Many other 20th century dream theorists – including Adler, Erikson, Maslow, Boss, Buhler, Greene, Heidegger, Garfield, Horney, Hartmann and Piotrowski – have important messages regarding dreams and dream research. A common thread among most is that dreams provide opportunities for intrapersonal and interpersonal growth. That dreams are measurements and indications of our relational health to self and to others. And that dreams have the ability to improve upon these relationships by specifically looking at the symbolism and events contained within the dream.

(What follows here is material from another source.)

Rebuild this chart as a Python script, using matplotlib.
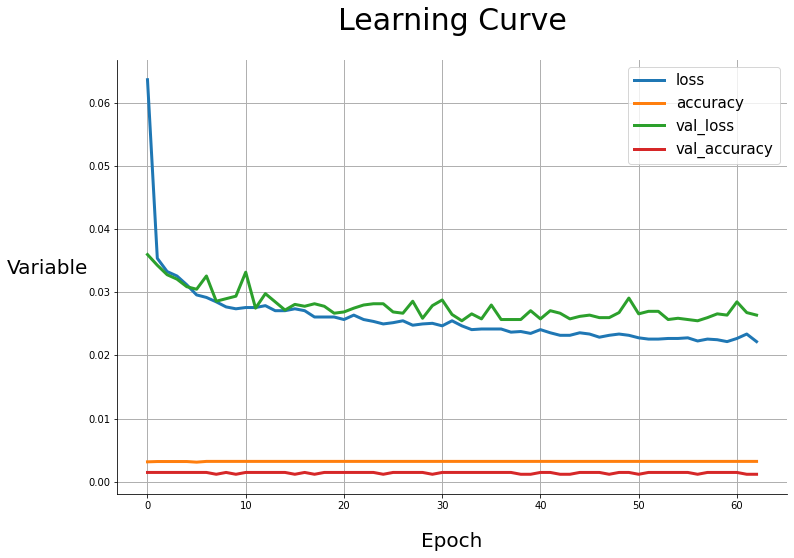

The above mentioned perspectives are some of the major analysis and dream interpretation methodologies which currently exist and have existed over the years. Some of these interpretations of dreams and the function and meaning of dreams are culturally dependant and the theories arising from these eras are a product of that time, place and culture (hence the extreme variation in the belief of the function and purpose of dreaming). Whichever vantage point you maintain it is important to observe your dreams as important and valuable parts, expressions and extensions of what makes you, you. They occur for a reason and if that reason is unknown NOW, it does not make invaluable. Remember the day can be long and our conscious mind may find it difficult to process the information it was exposed to during the course of the day. As a primal function of survival and understanding the environment around us the brain/mind attempts to connect these sensory experiences to meaning and purpose to the internal world of self. So in effect what is occurring is when we awake we are attempting to analyse our unconscious activity through a conscious framework. This is not the easiest of tasks… As a humanity we are still learning to connect to ourselves and to others, to the world around us and the entire Universe. It is imperative we consider dreams a valuable part of psyche and an expression of who we are spiritually, emotionally, relationally, symbolically and psychologically. SS.